Social Security was sold as social insurance, but benefits are neither legally guaranteed nor set aside in income-earning accounts. The "trust fund" is pure fiction, a public relations cover for a "pay-as-you-go" system.

The nation's roughly 80 million Baby-Boomers have begun to retire and Social Security will be out of money in 2017. The "trust fund" is empty. Earlier this year, Moody's Investors Services announced that it was considering downgrading federal bonds because of the coming entitlements tsunami.

Even if there is money to pay Social Security's promised benefits, recipients would receive far less than they could earn in a private system. Nor would they own the principal, like any normal investment.

The "rate of return" (ROR), counting Social Security taxes as an investment, has been steadily falling. According to the Social Security Administration, five years ago, most low-to medium-income beneficiaries, other than one-earner couples, were receiving less than 2 percent, while most higher earners were below 1 percent or even negative. Other estimates for a steady-state return from Social Security in the future tend towards 1 to 1.5 percent.

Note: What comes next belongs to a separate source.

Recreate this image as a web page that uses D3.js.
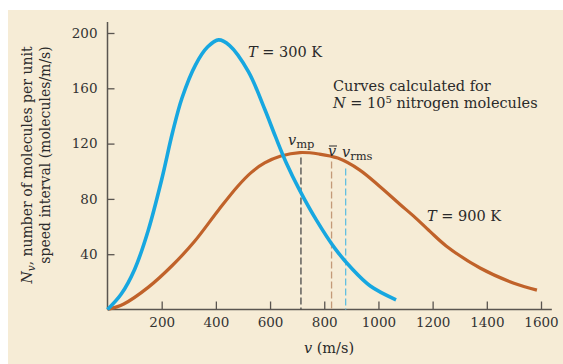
<!DOCTYPE html>
<html>
<head>
<meta charset="utf-8">
<script src="https://cdn.jsdelivr.net/npm/d3@7"></script>
<style>
  html, body { margin: 0; padding: 0; background: #fff; }
  svg { display: block; font-family: "DejaVu Serif", "Liberation Serif", serif; }
</style>
</head>
<body>
<div id="chart"></div>
<script>
// values: [speed m/s, molecules per unit speed interval]
const curve300 = [[0,0],[50,11],[100,29],[150,57],[200,94],[240,128],[275,153],[325,177],[370,190],[410,195],[450,191],[520,172],[580,145],[620,125],[660,106],[710,86],[770,65],[840,44],[900,30],[970,17],[1065,7]];
const curve900 = [[0,0],[60,4],[150,16],[240,32],[320,49],[410,72],[480,89],[530,99],[580,106],[640,111],[710,113.5],[780,112.5],[850,109.5],[930,101],[1005,89],[1080,76],[1130,67.5],[1190,56.5],[1250,46],[1375,30],[1500,19],[1585,14]];
const speedMarks = [714, 827, 879];      // v_mp, v-bar, v_rms
const speedMarkTops = [110, 107, 102];
const xTicks = [200, 400, 600, 800, 1000, 1200, 1400, 1600];
const yTicks = [40, 80, 120, 160, 200];

const W = 563, H = 364;
const svg = d3.select("#chart").append("svg")
  .attr("width", W).attr("height", H);

// beige page
svg.append("rect")
  .attr("x", 8).attr("y", 10)
  .attr("width", W - 8).attr("height", H - 10)
  .attr("fill", "#f6ecd6");

const x = d3.scaleLinear().domain([0, 1600]).range([107.5, 541]);
const y = d3.scaleLinear().domain([0, 200]).range([309.5, 33]);

const axisColor = "#5a5550";

// x axis
const gx = svg.append("g").attr("transform", "translate(0," + y(0) + ")")
  .call(d3.axisBottom(x).tickValues(xTicks).tickFormat(d3.format("d"))
    .tickSizeInner(-8).tickSizeOuter(0).tickPadding(8));
gx.attr("font-family", null).attr("font-size", 13.5);
gx.select(".domain").remove();
gx.selectAll("line").attr("stroke", axisColor).attr("stroke-width", 1.3);
gx.selectAll("text").attr("fill", "#333");

// y axis
const gy = svg.append("g").attr("transform", "translate(" + x(0) + ",0)")
  .call(d3.axisLeft(y).tickValues(yTicks).tickSizeInner(-7).tickSizeOuter(0).tickPadding(10));
gy.attr("font-family", null).attr("font-size", 13.5);
gy.select(".domain").remove();
gy.selectAll("line").attr("stroke", axisColor).attr("stroke-width", 1.3);
gy.selectAll("text").attr("fill", "#333");

// axis lines
svg.append("line")
  .attr("x1", x(0)).attr("x2", x(1640)).attr("y1", y(0)).attr("y2", y(0))
  .attr("stroke", axisColor).attr("stroke-width", 1.5);
svg.append("line")
  .attr("x1", x(0)).attr("x2", x(0)).attr("y1", y(0)).attr("y2", y(208))
  .attr("stroke", axisColor).attr("stroke-width", 1.5);

// dashed speed markers
const markColors = ["#4a4a4a", "#c39a78", "#62bfe0"];
svg.selectAll(".mark")
  .data(speedMarks)
  .enter()
  .append("line")
  .attr("x1", d => x(d)).attr("x2", d => x(d))
  .attr("y1", (d, i) => y(speedMarkTops[i]))
  .attr("y2", y(0))
  .attr("stroke", (d, i) => markColors[i])
  .attr("stroke-width", 1.3)
  .attr("stroke-dasharray", "7,3");

// curves
const line = d3.line()
  .x(d => x(d[0]))
  .y(d => y(d[1]))
  .curve(d3.curveCatmullRom.alpha(0.5));

svg.append("path").datum(curve900)
  .attr("d", line)
  .attr("fill", "none")
  .attr("stroke", "#c0622a")
  .attr("stroke-width", 3.2);

svg.append("path").datum(curve300)
  .attr("d", line)
  .attr("fill", "none")
  .attr("stroke", "#17a7e0")
  .attr("stroke-width", 3.6);

// text
const txt = (px, py, size) => svg.append("text")
  .attr("x", px).attr("y", py)
  .attr("font-size", size)
  .attr("fill", "#2a2a2a");

let t = txt(248, 57, 14.5);
t.append("tspan").attr("font-style", "italic").text("T");
t.append("tspan").text(" = 300 K");

t = txt(427, 221, 14.5);
t.append("tspan").attr("font-style", "italic").text("T");
t.append("tspan").text(" = 900 K");

txt(333, 91, 14.5).text("Curves calculated for");
t = txt(333, 108, 14.5);
t.append("tspan").attr("font-style", "italic").text("N");
t.append("tspan").text(" = 10");
t.append("tspan").attr("font-size", 10).attr("dy", -5).text("5");
t.append("tspan").attr("dy", 5).text(" nitrogen molecules");

// speed labels
t = txt(288, 145, 14.5);
t.append("tspan").attr("font-style", "italic").text("v");
t.append("tspan").attr("font-size", 11.5).attr("dy", 3).text("mp");

t = txt(328, 156, 14.5);
t.append("tspan").attr("font-style", "italic").text("v");
svg.append("line").attr("x1", 329).attr("x2", 337).attr("y1", 146).attr("y2", 146)
  .attr("stroke", "#2a2a2a").attr("stroke-width", 1);

t = txt(342, 157, 14.5);
t.append("tspan").attr("font-style", "italic").text("v");
t.append("tspan").attr("font-size", 11.5).attr("dy", 3).text("rms");

// x axis title
t = txt(329, 353, 14.5).attr("text-anchor", "middle");
t.append("tspan").attr("font-style", "italic").text("v");
t.append("tspan").text(" (m/s)");

// y axis title
t = svg.append("text")
  .attr("transform", "translate(32,165) rotate(-90)")
  .attr("text-anchor", "middle")
  .attr("font-size", 14).attr("fill", "#2a2a2a");
t.append("tspan").attr("font-style", "italic").text("N");
t.append("tspan").attr("font-style", "italic").attr("font-size", 10.5).attr("dy", 3).text("v");
t.append("tspan").attr("dy", -3).text(", number of molecules per unit");

svg.append("text")
  .attr("transform", "translate(50,155) rotate(-90)")
  .attr("text-anchor", "middle")
  .attr("font-size", 14).attr("fill", "#2a2a2a")
  .text("speed interval (molecules/m/s)");
</script>
</body>
</html>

In contrast, average annual returns have been stable over time - roughly 7 percent for stocks, 4 percent for bonds, and 5.5 percent for a mixed portfolio. Private investments yield a better return than Social Security even when including notorious downturns, such as in 1987 and 1929.

Mr. Obama proposes raising taxes, which may or may not find favor with Mr. McCain, who can't make up his mind. But huge tax increases would be necessary to close the funding gap, and would discourage business investment, job creation and economic growth.

Moreover, tax hikes would target the wrong people. Current beneficiaries are receiving benefits based on paying lower taxes in the past. Future beneficiaries would be forced to pay more even though they already are slated to receive a lower ROR.

Some analysts propose allowing government to invest in the stock market. However, giving government trillions of dollars to invest in private companies would create an enormous opportunity for abuse.

True reform of Social Security requires shifting control of retirement decisions to workers and their families, moving from a government pay-as-you-go system to an individualized system of private accounts. In the long-term, this would expand freedom of choice, increase retiree returns and reduce government expenditures.

Private accounts would not be a jump into the unknown. In 1981, Chile switched from a pay-as-you-go system to private investment accounts. A score of other countries across Asia, Europe, and Latin America have followed Chile's lead.

The principal fiscal challenge arising from private accounts would be the so-called transition cost, which is financing Social Security benefits for current beneficiaries while current workers are shifting tax payments into private accounts. There is no escaping this budget pain.

However, under my proposed reform - with a quick shift to private accounts and phasing new workers out of Social Security entirely - costs peak early and begin to diminish, in contrast to the present system, in which the red ink explodes and never ends.

Benefit cuts are undesirable, but trimming payments is more fair than hiking taxes, which would only exacerbate the system's existing infirmities. First, we should adjust wage indexation, which increases benefits faster than inflation. Second, we should raise the retirement age, since life expectancy has increased by 18 years since 1935.Third, we should consider other benefit adjustments, such as fixing the consumer price index, which overstates the impact of inflation.

Other spending cuts - in corporate welfare, nonessential domestic programs, and military outlays for defending everyone but the U.S. - also will be necessary. If these reductions are insufficient to fully fund the transition, it might be necessary to consider short-term borrowing. Though not desirable, these obligations would be more than counterbalanced by eliminating today's massive unfunded liabilities as a result of moving to a self-funded system.

We can argue about the details of any reform package, but we must act, and we must act soon. The American people deserve to have a retirement system that will provide for them, not bankrupt them.

Bob Barr, a former member of Congress from Georgia, is the Libertarian Party's nominee for president.